You DO realize that Nokia had a device with installable apps, voice calls and even a 'full' web browser (quite limited for today's standards, but it still rendered HTML pages of the time) in 1998 - the famous Nokia 9110 - right? Further, in 2000 Nokia released the Nokia 9210 - the first Symbian Nokia phone starting the s80 line, I think, with a color screen, vastly improved web browsing, and all sorts of enhancements - I remember drooling over it when it appeared, but had to settle with the 7650 later on as the 9210 was a too damn expensive for my financial situation back then.
Nokia was quite ahead of the pack in pretty much every area, and they were restless, scared-to-petrification of Microsoft entering the mobile arena and rendering mobile manufacturers into cheap OEMs, or having the giants suffer the IBM fate, enough to push half of their earnings into Symbian development and forge deals with their arch enemies just to keep Microsoft out of the game. Oh, what an ironic fate awaited them just ten years in the future... From a company whose employees almost unanimously shared a deep hatred for Microsoft - of which even the most outlandish Linux zealots could be envious and which I have never seen in any other company/group/whatever - to proper, obedient and well trained Microsoft biaches...
So how do you conduct business that requires voice calls?
SIP or Jingle most of the time. If I'm somewhere where those are unavailable chances are I'm not able to talk anyway, in which case asynchronous communications rule ;-)
You DO realize that Nokia had a device with installable apps, voice calls and even a 'full' web browser (quite limited for today's standards, but it still rendered HTML pages of the time) in 1998 - the famous Nokia 9110 - right?

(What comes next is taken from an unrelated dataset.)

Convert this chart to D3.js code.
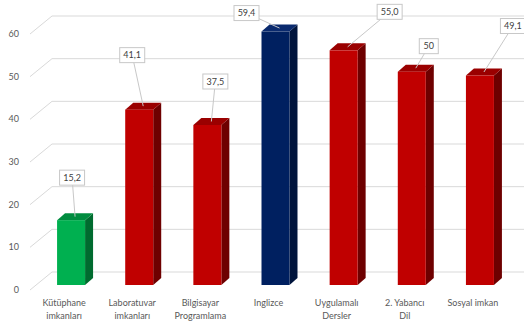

I did not realize that. Well said--and it makes it that much more of a shameful and tragic turn of events that Nokia would end up where they are today, then. Well played, Microsoft. Nokia's executives should be spit upon in public and ridiculed in shame for the obvious and overt bad decisions they've made to bring things to this point. The worst of which was to bring Elop onboard and then let Microsoft in the doors as their new masters.